+++ Given entries +++

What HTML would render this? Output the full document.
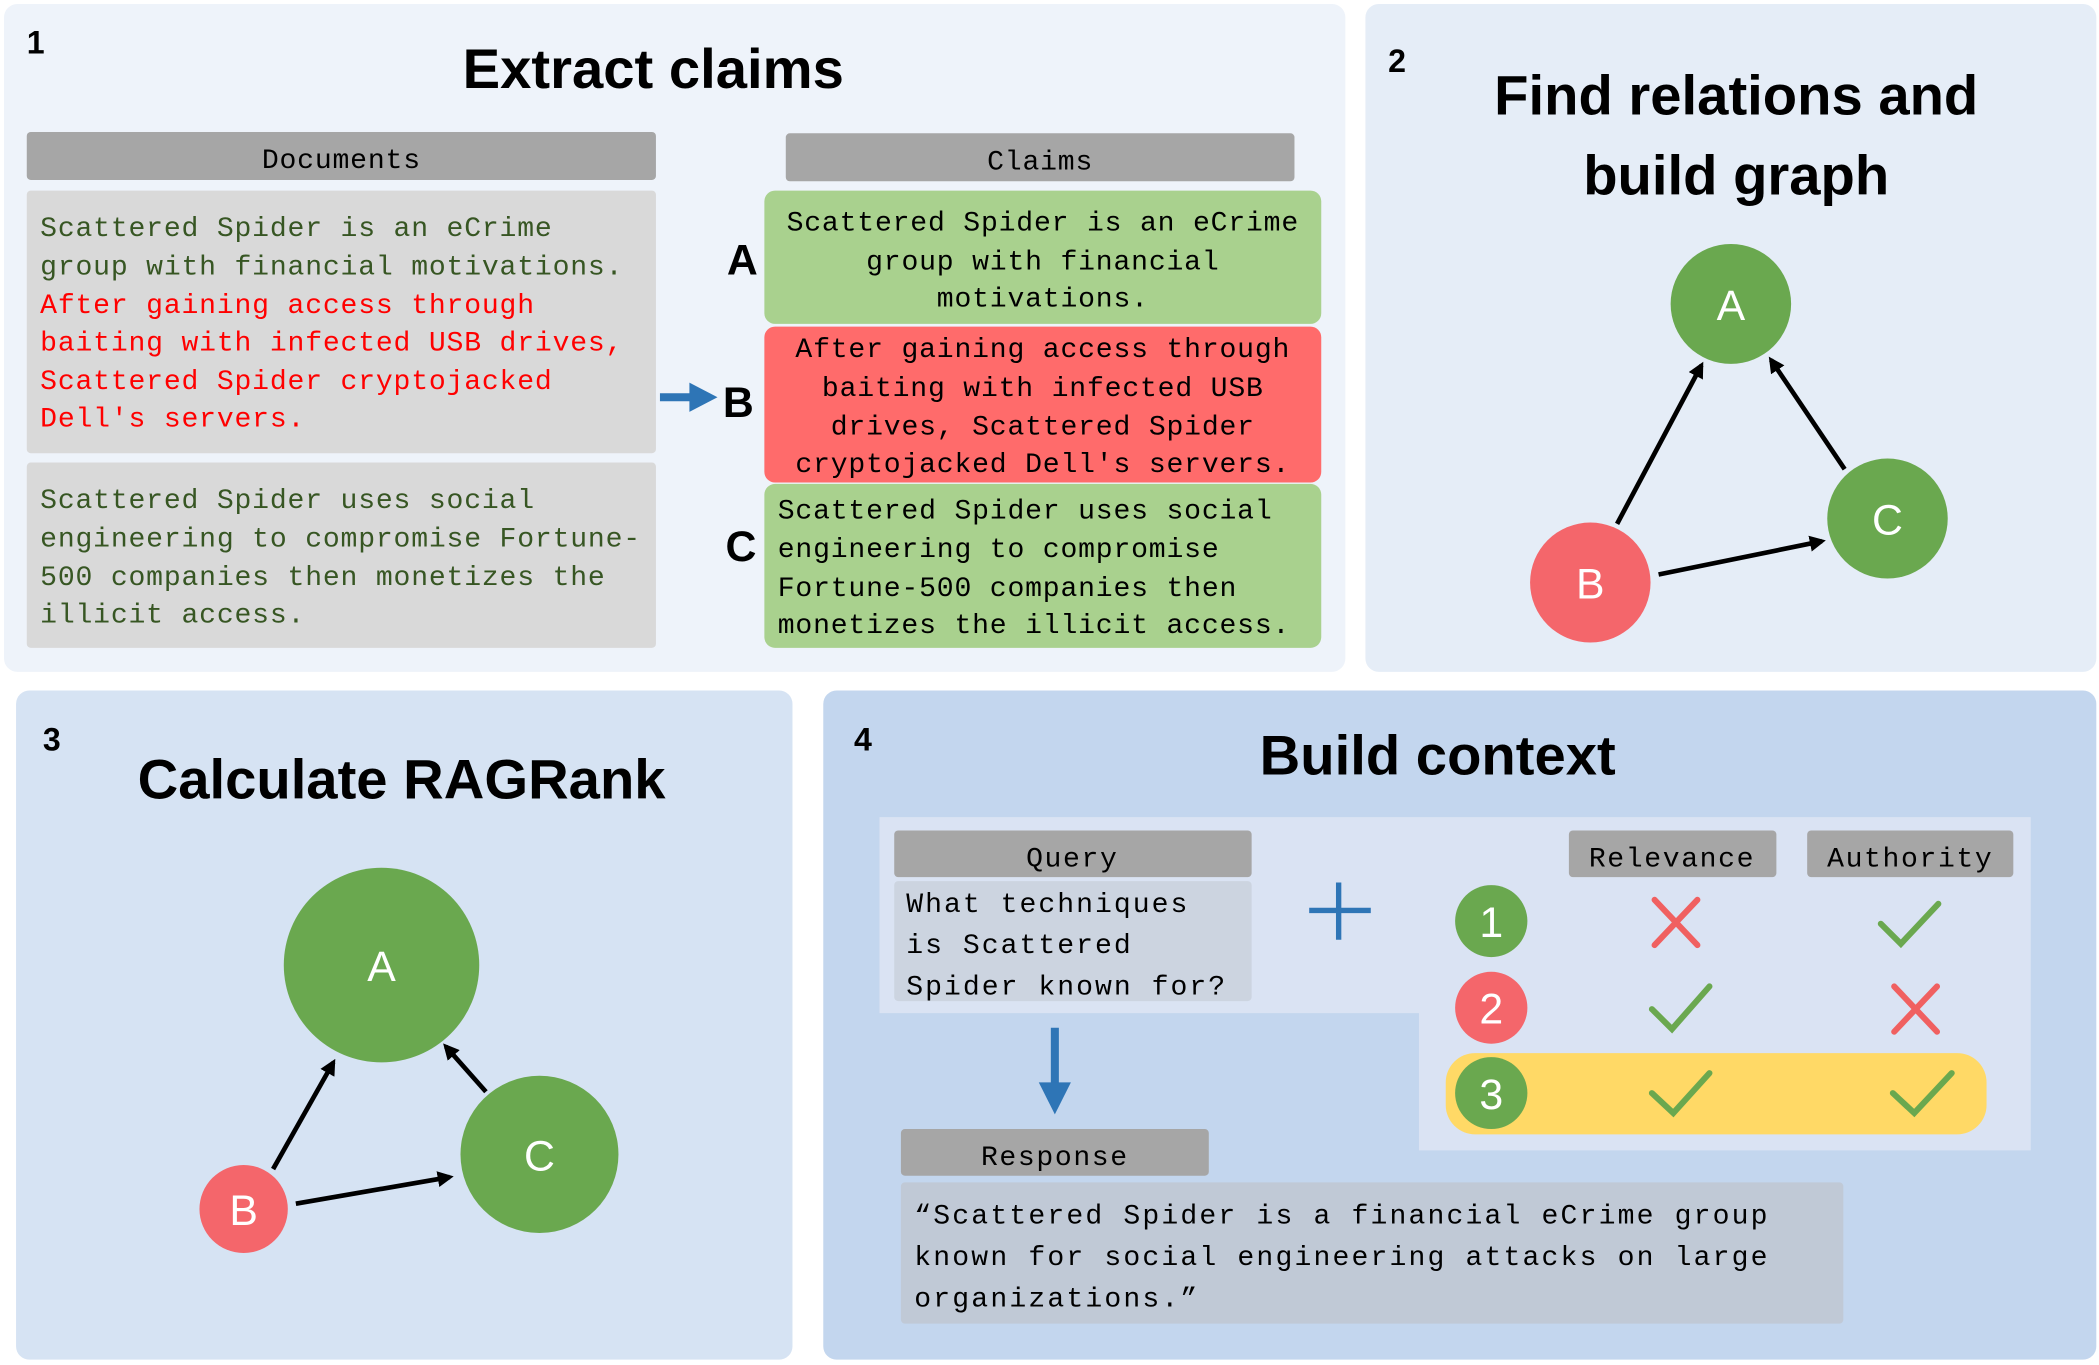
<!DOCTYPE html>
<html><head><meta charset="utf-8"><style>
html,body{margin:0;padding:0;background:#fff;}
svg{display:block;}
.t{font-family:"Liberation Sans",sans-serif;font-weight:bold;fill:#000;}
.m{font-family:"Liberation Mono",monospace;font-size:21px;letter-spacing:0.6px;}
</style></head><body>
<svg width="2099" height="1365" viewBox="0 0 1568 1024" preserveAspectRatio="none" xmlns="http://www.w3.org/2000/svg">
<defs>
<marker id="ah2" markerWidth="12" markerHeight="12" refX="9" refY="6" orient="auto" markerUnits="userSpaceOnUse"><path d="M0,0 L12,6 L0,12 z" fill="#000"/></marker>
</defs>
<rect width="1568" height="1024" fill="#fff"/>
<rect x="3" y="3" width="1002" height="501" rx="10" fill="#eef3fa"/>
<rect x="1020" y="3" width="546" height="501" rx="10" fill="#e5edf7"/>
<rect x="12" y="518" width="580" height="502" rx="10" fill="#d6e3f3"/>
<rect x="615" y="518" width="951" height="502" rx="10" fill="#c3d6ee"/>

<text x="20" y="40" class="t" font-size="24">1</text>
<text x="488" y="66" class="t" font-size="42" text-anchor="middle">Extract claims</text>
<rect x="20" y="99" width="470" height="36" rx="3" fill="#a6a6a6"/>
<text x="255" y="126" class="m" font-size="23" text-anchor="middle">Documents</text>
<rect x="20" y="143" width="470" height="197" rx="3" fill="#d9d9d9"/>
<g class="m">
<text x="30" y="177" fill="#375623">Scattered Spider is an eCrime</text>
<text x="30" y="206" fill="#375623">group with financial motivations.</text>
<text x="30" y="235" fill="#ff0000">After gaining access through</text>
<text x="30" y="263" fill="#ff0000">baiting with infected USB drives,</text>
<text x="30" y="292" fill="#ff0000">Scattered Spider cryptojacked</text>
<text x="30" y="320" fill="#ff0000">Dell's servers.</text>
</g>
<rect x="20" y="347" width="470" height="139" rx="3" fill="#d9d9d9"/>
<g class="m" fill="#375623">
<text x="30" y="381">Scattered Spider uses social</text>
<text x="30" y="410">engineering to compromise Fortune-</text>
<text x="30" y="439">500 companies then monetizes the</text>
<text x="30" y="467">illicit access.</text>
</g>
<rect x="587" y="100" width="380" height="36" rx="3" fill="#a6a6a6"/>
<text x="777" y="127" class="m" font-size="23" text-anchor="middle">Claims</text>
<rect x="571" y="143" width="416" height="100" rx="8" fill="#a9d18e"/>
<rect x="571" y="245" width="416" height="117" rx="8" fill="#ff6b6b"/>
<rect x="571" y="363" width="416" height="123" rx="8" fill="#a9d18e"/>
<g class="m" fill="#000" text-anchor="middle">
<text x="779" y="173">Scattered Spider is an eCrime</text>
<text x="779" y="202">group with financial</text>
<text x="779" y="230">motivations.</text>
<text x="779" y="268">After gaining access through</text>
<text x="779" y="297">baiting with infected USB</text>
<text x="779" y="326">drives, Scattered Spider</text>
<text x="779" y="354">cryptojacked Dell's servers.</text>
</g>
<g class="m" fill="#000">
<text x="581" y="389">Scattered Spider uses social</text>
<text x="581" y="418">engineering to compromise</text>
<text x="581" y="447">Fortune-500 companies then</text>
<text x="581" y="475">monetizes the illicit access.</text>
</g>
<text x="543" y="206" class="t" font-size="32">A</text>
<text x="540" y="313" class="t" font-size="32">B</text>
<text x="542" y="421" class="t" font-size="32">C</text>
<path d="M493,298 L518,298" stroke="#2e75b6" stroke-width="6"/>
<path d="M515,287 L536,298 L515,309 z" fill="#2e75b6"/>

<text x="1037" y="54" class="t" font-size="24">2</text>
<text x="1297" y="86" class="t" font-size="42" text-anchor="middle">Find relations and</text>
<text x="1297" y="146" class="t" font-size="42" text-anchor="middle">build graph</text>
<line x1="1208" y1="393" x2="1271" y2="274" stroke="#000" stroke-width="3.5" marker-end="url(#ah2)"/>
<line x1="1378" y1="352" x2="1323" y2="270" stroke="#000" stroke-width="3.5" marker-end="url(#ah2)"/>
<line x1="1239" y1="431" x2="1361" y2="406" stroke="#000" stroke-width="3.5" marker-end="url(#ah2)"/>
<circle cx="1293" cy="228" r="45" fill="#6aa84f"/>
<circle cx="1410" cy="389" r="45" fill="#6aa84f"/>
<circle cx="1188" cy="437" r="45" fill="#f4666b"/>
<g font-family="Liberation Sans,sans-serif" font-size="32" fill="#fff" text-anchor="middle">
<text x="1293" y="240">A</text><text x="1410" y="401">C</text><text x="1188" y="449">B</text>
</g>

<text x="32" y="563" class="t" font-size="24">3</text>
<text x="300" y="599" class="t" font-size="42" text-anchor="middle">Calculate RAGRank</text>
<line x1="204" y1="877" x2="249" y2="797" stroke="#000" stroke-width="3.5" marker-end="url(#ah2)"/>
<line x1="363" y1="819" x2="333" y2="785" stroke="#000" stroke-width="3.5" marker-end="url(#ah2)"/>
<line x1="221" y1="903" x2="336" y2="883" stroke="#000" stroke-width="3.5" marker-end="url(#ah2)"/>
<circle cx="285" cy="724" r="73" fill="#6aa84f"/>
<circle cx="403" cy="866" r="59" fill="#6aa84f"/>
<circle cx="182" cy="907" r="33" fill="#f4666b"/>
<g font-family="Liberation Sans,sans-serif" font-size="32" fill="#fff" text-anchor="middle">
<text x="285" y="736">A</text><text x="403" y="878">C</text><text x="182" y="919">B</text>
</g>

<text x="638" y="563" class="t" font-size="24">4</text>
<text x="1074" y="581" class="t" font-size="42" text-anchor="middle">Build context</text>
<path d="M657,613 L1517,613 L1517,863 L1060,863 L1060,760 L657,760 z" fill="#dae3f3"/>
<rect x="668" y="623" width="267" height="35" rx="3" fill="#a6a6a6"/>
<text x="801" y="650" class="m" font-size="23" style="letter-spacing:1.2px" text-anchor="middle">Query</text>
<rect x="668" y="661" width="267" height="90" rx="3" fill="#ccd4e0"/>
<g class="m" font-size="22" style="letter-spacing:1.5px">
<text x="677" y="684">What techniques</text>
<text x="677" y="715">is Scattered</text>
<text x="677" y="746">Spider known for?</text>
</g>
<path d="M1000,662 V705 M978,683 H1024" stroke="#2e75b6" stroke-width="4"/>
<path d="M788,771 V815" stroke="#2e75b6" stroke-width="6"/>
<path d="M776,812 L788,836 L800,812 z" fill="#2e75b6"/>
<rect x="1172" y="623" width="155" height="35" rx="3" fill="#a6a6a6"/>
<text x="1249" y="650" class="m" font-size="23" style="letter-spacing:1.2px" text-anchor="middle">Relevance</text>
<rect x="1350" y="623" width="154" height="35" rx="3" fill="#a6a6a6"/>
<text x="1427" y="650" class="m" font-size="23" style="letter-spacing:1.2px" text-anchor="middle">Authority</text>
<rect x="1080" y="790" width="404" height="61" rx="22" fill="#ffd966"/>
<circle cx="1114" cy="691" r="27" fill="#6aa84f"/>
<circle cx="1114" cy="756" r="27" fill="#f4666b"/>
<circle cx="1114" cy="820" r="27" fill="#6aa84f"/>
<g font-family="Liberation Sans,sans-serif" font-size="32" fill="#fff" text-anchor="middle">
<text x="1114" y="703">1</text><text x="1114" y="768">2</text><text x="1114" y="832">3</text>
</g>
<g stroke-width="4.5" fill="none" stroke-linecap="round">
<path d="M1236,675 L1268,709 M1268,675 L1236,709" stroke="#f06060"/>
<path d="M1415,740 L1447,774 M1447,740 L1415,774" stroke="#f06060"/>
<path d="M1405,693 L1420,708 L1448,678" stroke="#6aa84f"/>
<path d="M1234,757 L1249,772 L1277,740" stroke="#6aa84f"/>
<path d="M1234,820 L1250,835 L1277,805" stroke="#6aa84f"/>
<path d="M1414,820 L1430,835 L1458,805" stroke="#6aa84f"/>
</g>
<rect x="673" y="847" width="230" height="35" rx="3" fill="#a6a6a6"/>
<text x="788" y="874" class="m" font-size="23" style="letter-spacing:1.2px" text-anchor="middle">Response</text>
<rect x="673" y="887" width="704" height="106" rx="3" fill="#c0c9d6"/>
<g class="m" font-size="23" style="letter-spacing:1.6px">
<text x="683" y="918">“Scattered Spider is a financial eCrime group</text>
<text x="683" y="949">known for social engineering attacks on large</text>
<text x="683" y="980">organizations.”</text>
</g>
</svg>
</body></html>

+++
+++ Given entries +++

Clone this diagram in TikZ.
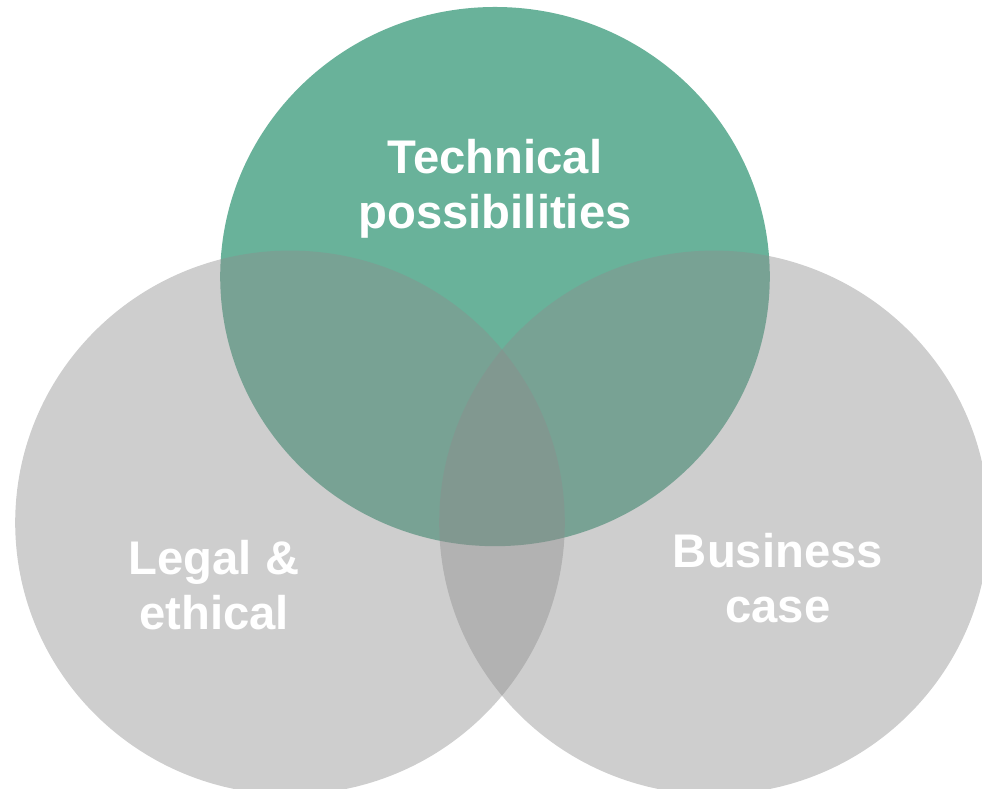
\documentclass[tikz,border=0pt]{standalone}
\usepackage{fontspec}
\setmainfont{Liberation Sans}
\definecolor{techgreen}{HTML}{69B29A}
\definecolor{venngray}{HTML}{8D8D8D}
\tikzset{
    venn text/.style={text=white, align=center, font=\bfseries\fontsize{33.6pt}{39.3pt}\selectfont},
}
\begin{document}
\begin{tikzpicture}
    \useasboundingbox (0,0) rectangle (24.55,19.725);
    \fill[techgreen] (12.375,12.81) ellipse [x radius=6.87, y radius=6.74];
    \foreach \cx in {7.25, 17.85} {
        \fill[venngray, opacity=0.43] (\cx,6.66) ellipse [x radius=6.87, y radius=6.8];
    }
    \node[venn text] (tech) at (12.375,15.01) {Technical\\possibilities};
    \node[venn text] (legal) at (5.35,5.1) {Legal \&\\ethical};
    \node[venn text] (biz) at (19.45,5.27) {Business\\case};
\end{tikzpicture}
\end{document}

+++
+++ Given entries +++

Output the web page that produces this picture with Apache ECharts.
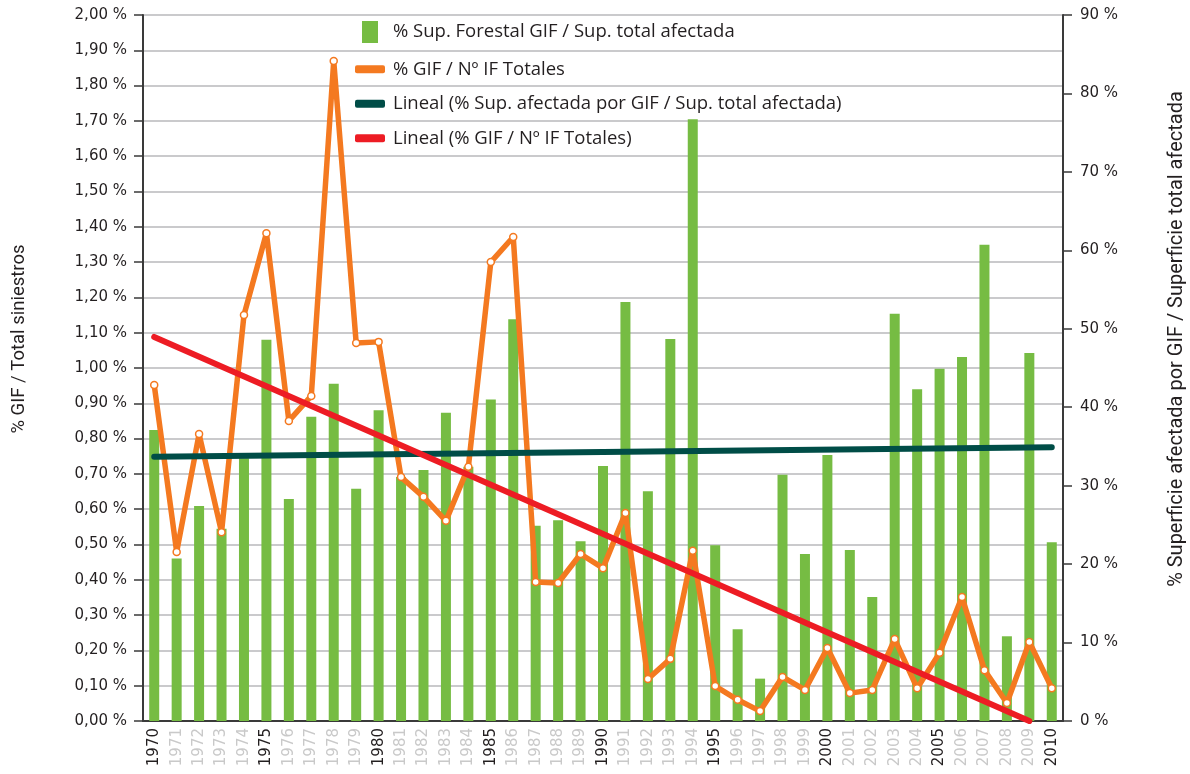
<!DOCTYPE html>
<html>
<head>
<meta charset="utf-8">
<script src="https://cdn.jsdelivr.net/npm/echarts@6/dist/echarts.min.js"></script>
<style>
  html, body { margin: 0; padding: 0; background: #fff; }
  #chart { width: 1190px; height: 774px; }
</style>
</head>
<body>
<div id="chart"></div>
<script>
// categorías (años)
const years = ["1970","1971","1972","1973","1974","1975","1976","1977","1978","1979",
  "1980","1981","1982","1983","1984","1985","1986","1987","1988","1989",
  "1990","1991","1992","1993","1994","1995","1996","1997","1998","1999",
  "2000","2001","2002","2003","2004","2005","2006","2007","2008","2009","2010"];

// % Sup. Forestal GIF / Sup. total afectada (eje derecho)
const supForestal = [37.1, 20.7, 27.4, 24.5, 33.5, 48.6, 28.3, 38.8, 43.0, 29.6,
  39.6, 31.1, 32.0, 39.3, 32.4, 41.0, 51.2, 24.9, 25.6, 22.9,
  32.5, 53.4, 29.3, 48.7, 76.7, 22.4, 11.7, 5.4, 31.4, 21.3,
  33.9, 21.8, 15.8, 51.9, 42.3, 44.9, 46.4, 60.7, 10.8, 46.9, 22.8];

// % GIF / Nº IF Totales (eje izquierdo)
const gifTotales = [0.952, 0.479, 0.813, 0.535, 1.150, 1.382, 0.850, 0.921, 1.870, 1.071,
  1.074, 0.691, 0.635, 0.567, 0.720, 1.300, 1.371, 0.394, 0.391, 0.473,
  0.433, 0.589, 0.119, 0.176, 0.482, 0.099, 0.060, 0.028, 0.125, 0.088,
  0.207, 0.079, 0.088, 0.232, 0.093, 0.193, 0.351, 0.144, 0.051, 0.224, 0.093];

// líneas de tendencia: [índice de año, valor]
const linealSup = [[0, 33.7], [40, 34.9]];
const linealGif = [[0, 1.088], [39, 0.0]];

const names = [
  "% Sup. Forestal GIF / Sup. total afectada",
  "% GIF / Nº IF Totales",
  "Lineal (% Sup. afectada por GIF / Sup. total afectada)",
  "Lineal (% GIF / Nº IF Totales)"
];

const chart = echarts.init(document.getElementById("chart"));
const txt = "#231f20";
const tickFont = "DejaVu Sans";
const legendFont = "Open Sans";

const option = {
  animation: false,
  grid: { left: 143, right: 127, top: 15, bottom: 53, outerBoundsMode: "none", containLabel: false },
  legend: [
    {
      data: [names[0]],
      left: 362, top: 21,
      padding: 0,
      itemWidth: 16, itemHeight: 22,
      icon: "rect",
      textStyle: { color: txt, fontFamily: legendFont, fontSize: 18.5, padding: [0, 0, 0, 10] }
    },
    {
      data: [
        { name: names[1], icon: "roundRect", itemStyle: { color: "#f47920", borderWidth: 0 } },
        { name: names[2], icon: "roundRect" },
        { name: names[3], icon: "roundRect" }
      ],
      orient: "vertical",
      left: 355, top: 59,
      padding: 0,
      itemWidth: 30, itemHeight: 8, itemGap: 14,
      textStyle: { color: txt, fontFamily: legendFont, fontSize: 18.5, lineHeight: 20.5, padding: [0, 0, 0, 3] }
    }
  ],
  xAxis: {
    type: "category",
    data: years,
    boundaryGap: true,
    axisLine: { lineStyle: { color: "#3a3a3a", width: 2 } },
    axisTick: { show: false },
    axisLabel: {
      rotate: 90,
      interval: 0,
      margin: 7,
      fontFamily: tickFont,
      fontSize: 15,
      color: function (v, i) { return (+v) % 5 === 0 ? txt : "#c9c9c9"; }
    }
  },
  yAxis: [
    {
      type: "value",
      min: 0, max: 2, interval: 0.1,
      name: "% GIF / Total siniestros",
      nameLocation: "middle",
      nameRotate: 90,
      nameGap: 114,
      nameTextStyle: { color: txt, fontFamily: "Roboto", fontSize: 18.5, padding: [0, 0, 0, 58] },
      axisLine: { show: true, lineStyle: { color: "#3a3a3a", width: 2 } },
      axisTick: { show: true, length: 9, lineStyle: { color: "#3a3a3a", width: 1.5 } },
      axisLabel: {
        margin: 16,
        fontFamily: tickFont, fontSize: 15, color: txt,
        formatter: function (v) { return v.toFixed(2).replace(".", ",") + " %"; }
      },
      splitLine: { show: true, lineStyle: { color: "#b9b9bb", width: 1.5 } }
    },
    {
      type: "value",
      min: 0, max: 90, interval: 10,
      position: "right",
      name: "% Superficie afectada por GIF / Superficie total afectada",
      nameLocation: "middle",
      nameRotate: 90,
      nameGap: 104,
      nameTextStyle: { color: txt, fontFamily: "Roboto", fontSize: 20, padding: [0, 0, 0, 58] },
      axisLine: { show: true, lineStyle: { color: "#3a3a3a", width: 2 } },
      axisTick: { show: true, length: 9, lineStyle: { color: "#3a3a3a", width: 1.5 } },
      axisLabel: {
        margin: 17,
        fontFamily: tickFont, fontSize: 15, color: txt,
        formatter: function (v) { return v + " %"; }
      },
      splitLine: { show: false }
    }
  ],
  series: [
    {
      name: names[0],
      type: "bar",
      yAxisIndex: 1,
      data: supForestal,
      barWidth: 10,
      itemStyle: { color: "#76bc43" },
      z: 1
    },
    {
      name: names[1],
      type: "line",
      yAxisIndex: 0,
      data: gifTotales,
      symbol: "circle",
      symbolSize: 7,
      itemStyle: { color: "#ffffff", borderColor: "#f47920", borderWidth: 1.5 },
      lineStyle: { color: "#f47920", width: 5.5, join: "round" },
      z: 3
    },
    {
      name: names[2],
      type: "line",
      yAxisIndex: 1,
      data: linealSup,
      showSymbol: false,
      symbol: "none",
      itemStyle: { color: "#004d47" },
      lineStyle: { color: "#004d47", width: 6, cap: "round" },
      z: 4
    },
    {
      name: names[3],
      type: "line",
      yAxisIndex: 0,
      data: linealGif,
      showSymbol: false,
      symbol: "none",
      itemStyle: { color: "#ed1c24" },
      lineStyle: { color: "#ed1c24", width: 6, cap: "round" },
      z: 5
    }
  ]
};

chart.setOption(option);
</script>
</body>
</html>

+++

Reproduce exactly, and only, the lines from the one containing "Output the web" through the one containing "10.8, 46.9, 22.8];", including both; leave out any pictures.

**Written solution**
Output the web page that produces this picture with Apache ECharts.
<!DOCTYPE html>
<html>
<head>
<meta charset="utf-8">
<script src="https://cdn.jsdelivr.net/npm/echarts@6/dist/echarts.min.js"></script>
<style>
  html, body { margin: 0; padding: 0; background: #fff; }
  #chart { width: 1190px; height: 774px; }
</style>
</head>
<body>
<div id="chart"></div>
<script>
// categorías (años)
const years = ["1970","1971","1972","1973","1974","1975","1976","1977","1978","1979",
  "1980","1981","1982","1983","1984","1985","1986","1987","1988","1989",
  "1990","1991","1992","1993","1994","1995","1996","1997","1998","1999",
  "2000","2001","2002","2003","2004","2005","2006","2007","2008","2009","2010"];

// % Sup. Forestal GIF / Sup. total afectada (eje derecho)
const supForestal = [37.1, 20.7, 27.4, 24.5, 33.5, 48.6, 28.3, 38.8, 43.0, 29.6,
  39.6, 31.1, 32.0, 39.3, 32.4, 41.0, 51.2, 24.9, 25.6, 22.9,
  32.5, 53.4, 29.3, 48.7, 76.7, 22.4, 11.7, 5.4, 31.4, 21.3,
  33.9, 21.8, 15.8, 51.9, 42.3, 44.9, 46.4, 60.7, 10.8, 46.9, 22.8];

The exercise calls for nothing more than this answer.